International career
- Years: Team / Apps / (Points)
- 2003-2011: France / 54 / (5)

= Jérôme Thion =

France international rugby union player (born 1977)

Jérôme Thion (born 2 December 1977) is a French former professional rugby union footballer who played as a lock. He played for the France national team from 2003 to 2011, representing them at the 2003 and 2007 Rugby World Cups, as well as captaining them in three tests in late 2005. He was also a part of the side that won back-to-back Six Nations Championship titles in 2006 and 2007.

==Career==
Before playing rugby union, Thion played basketball for Entente Osny Cergy Pontoise and Pau-Orthez. In fact, he made the switch from basketball to rugby late enough in his life that under current regulations of LNR, which operates France's professional rugby union league, he did not qualify as a "France-developed" player.

Thion's first club was AS Montferrand, where he stayed until 2001, then signing with USA Perpignan, where he stayed for two seasons, before moving to Biarritz, his current club.

He made his debut for France on 14 June 2003 in the first of two matches against Argentina. Argentina won the match 10–6 at José Amalfitani Stadium in Buenos Aires. He was in the starting line-up of the subsequent test against the Pumas a week later, which was again won by Argentina, although only by one point, with the final score being 33–32.

Thion played in the 31–23 loss to New Zealand at Jade Stadium in Christchurch on 28 June, as well as the 56–8 win over Romania on 22 August. Thion started for France in their last test before the 2003 Rugby World Cup in Australia. The game was played against England in Marseille, and was won by France by just one point, with the final score being 17–16. Thion was selected in France's 2003 World Cup squad. France made it to the semi-finals.

He earned international caps for France playing in the November tests against Australia, the All Blacks and Argentina. Thion played in every match during the 2005 Six Nations Championship, as well as a test against Australia in November.
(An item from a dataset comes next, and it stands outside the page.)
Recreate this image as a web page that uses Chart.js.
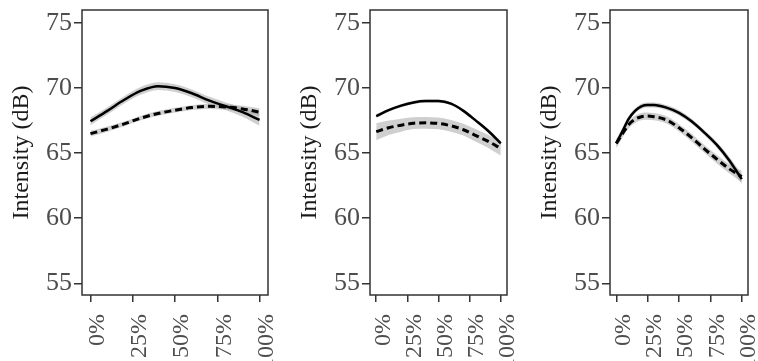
<!DOCTYPE html>
<html>
<head>
<meta charset="utf-8">
<script src="https://cdn.jsdelivr.net/npm/chart.js@4"></script>
<style>
  html, body { margin: 0; padding: 0; background: #fff; }
  #wrap { position: relative; width: 758px; height: 361px; overflow: hidden; }
  canvas { position: absolute; top: 0; }
  .probe { font-family: 'Liberation Serif'; position: absolute; left: -999px; }
</style>
</head>
<body>
<div id="wrap">
  <canvas id="p1" width="285" height="361" style="left:0px"></canvas>
  <canvas id="p2" width="237" height="361" style="left:288px"></canvas>
  <canvas id="p3" width="230" height="361" style="left:528px"></canvas>
</div>
<span class="probe">Intensity 0%</span>
<script>
  // x positions (% of duration)
  var x10 = [0, 10, 20, 30, 40, 50, 60, 70, 80, 90, 100];
  var x3 = [0, 5, 10, 15, 20, 25, 30, 40, 50, 60, 70, 80, 90, 100];

  var xTicks = [0, 25, 50, 75, 100];
  var yTicks = [55, 60, 65, 70, 75];

  // panel 1
  var p1Solid = [67.45, 68.25, 69.1, 69.8, 70.15, 70.0, 69.6, 69.05, 68.6, 68.15, 67.55];
  var p1SolidSe = [0.3, 0.28, 0.28, 0.3, 0.3, 0.3, 0.3, 0.3, 0.3, 0.35, 0.45];
  var p1Dashed = [66.5, 66.85, 67.25, 67.7, 68.05, 68.3, 68.5, 68.6, 68.55, 68.4, 68.15];
  var p1DashedSe = [0.22, 0.2, 0.18, 0.18, 0.18, 0.18, 0.18, 0.2, 0.22, 0.25, 0.3];

  // panel 2
  var p2Solid = [67.85, 68.3, 68.65, 68.9, 69.0, 69.0, 68.8, 68.25, 67.5, 66.7, 65.75];
  var p2SolidSe = [0.15, 0.12, 0.12, 0.12, 0.12, 0.12, 0.12, 0.12, 0.12, 0.14, 0.18];
  var p2Dashed = [66.65, 66.95, 67.15, 67.3, 67.33, 67.28, 67.1, 66.8, 66.35, 65.9, 65.36];
  var p2DashedSe = [0.65, 0.55, 0.5, 0.45, 0.45, 0.45, 0.45, 0.45, 0.48, 0.5, 0.55];

  // panel 3
  var p3Solid = [65.75, 66.7, 67.65, 68.25, 68.6, 68.7, 68.7, 68.5, 68.1, 67.45, 66.6, 65.65, 64.45, 63.0];
  var p3SolidSe = [0.3, 0.25, 0.22, 0.2, 0.2, 0.2, 0.2, 0.2, 0.2, 0.2, 0.2, 0.22, 0.28, 0.4];
  var p3Dashed = [65.75, 66.5, 67.2, 67.6, 67.8, 67.85, 67.8, 67.55, 66.95, 66.2, 65.35, 64.55, 63.8, 63.2];
  var p3DashedSe = [0.35, 0.3, 0.28, 0.28, 0.28, 0.28, 0.28, 0.28, 0.28, 0.3, 0.3, 0.32, 0.35, 0.45];

  var serif = "'Liberation Serif', serif";
  var bandColor = 'rgba(160,160,160,0.5)';

  function pts(xs, ys, se, sign) {
    return xs.map(function (x, i) {
      return { x: x, y: ys[i] + sign * (se ? se[i] : 0) };
    });
  }

  var framePlugin = {
    id: 'frame',
    afterDatasetsDraw: function (chart) {
      var a = chart.chartArea, c = chart.ctx;
      c.save();
      c.strokeStyle = '#333';
      c.lineWidth = 1.5;
      c.strokeRect(a.left, a.top, a.right - a.left, a.bottom - a.top);
      c.restore();
    }
  };

  function makePanel(id, xs, solid, solidSe, dashed, dashedSe, padRight) {
    var line = { pointRadius: 0, borderColor: '#000', fill: false, cubicInterpolationMode: 'monotone' };
    var band = { pointRadius: 0, borderWidth: 0, backgroundColor: bandColor, cubicInterpolationMode: 'monotone' };
    new Chart(document.getElementById(id).getContext('2d'), {
      type: 'line',
      data: {
        datasets: [
          Object.assign({ data: pts(xs, solid, null, 0), borderWidth: 2.5 }, line),
          Object.assign({ data: pts(xs, dashed, null, 0), borderWidth: 3, borderDash: [7, 4] }, line),
          Object.assign({ data: pts(xs, solid, solidSe, -1), fill: false }, band),
          Object.assign({ data: pts(xs, solid, solidSe, 1), fill: 2 }, band),
          Object.assign({ data: pts(xs, dashed, dashedSe, -1), fill: false }, band),
          Object.assign({ data: pts(xs, dashed, dashedSe, 1), fill: 4 }, band)
        ]
      },
      options: {
        responsive: false,
        animation: false,
        layout: { padding: { left: 0, right: padRight, top: 10, bottom: 0 } },
        plugins: { legend: { display: false }, tooltip: { enabled: false } },
        scales: {
          x: {
            type: 'linear',
            min: -5,
            max: 105,
            afterBuildTicks: function (s) { s.ticks = xTicks.map(function (v) { return { value: v }; }); },
            afterFit: function (s) { s.height = 66; s.paddingLeft = 0; s.paddingRight = 0; },
            border: { display: false },
            grid: { drawOnChartArea: false, drawTicks: true, tickLength: 7, color: '#333', lineWidth: 1.5 },
            ticks: {
              autoSkip: false,
              minRotation: 90,
              maxRotation: 90,
              padding: 12,
              labelOffset: 7,
              color: '#4d4d4d',
              font: { family: serif, size: 24 },
              callback: function (v) { return v + '%'; }
            }
          },
          y: {
            min: 54.1,
            max: 76.0,
            afterBuildTicks: function (s) { s.ticks = yTicks.map(function (v) { return { value: v }; }); },
            afterFit: function (s) { s.width = 82; s.paddingTop = 0; s.paddingBottom = 0; },
            border: { display: false },
            grid: { drawOnChartArea: false, drawTicks: true, tickLength: 8, color: '#333', lineWidth: 1.5 },
            ticks: {
              padding: 2,
              color: '#4d4d4d',
              font: { family: serif, size: 26 }
            },
            title: {
              display: true,
              text: 'Intensity (dB)',
              color: '#1a1a1a',
              padding: { top: 7, bottom: 0 },
              font: { family: serif, size: 24 }
            }
          }
        }
      },
      plugins: [framePlugin]
    });
  }

  function draw() {
    makePanel('p1', x10, p1Solid, p1SolidSe, p1Dashed, p1DashedSe, 17);
    makePanel('p2', x10, p2Solid, p2SolidSe, p2Dashed, p2DashedSe, 18);
    makePanel('p3', x3, p3Solid, p3SolidSe, p3Dashed, p3DashedSe, 10);
  }

  if (document.fonts && document.fonts.load) {
    document.fonts.load("24px 'Liberation Serif'").then(draw, draw);
  } else {
    draw();
  }
</script>
</body>
</html>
After the Australian test, Thion captained France in a test match against Canada, which France won 50–6. Thion captained France on two more occasions that year, the 43–8 win over Tonga and the 26–20 win over the Springboks.

In 2006, he played every match for France during the 2006 Six Nations Championship, which was won by France in the end. Biarritz made it to the 2005-06 Heineken Cup final, but were defeated by Munster. However, they went on to make it to the 2005-06 Top 14 final as well, where they beat Stade Toulousain to become the champions of France.

In 2007, he helped France retain their Six Nations title, defeating Scotland in the final match by 47-19 allowing France to pip Ireland to the title. Thion then played in the 2007 Rugby World Cup, where France were hosts. France finished four with semi-final defeat to England.